1 T. Montreal Steak Seasoning

1 onion, sliced thinly

1 T. beef bouillon

1 T. salt

1/2 T. garlic

Place the above ingredients in the crockpot with a little bit of water so the roast won't burn and cook on low for 6-8 hours. Once the roast is tender shred the meat and place in the corn tortilla with Pico de Gallo Salsa and Cotija cheese.

Pico de Gallo Salsa

5 large tomatoes, diced small

1 bunch cilantro, diced coarsely

1/2 large onion, diced small

½ c. lime juice (approximately)

Salt & pepper to taste


*Even though my picture doesn't show it, I did place my tortillas on a griddle for a few minutes before creating my taco. That made for a crispy hot shell, rather than a cold one straight from the fridge.

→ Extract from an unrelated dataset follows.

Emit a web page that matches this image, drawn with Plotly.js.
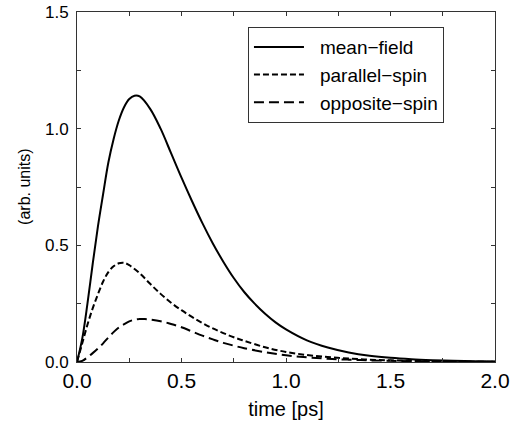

Shredded roast--cook up two beef roasts, shred the meat and save the leftover beef in the freezer so you can make this meal again in a hurry. You can also use the leftover beef for Shredded Beef Enchiladas or Beef Chimichangas later in the week. One trick to making your roast nice and flavorful, use several teaspoons of beef base or bouillon sprinkled all over your roast. Add a couple cups of water to your crock pot and cook low and slow and you will have the most perfect and tender roast in town!
Cotija cheese--a must with this recipe. This cheese is very mild and has the texture of feta cheese. If you have never used it, it is worth the extra pennies for this recipe. If you don't use the entire block of cheese, just freeze the remaining amounts in a Ziploc bag for a later meal.

5 comments:

Gramee said...

OH MY!! i am using this recipe really soon! Love it!!

Anonymous said...

Carne asada- means grilled meat. This is not grilled. :(

Shandra said...

That is funny, thanks for the correction! I guess this name stuck because we used to grill steak and use the steak in the tacos and then we got lazy (and cheap) and decided the flavor of the shredded beef was something we enjoyed even better. Although..if you take the time to marinate steak in some lime juice, oil and some salt and pepper it is pretty darn fabulous too in these tacos. If I become creative and think of a new name I will change it. :)

Anonymous said...

What kind of roast do you use in this recipe. And also what size of roast do you use meaning "Weight".

Anonymous said...

Please post the recipies for the shredded beef enchiladas and the beef chimichangas the all sound so good. Thanks for all your yummy recipies!!!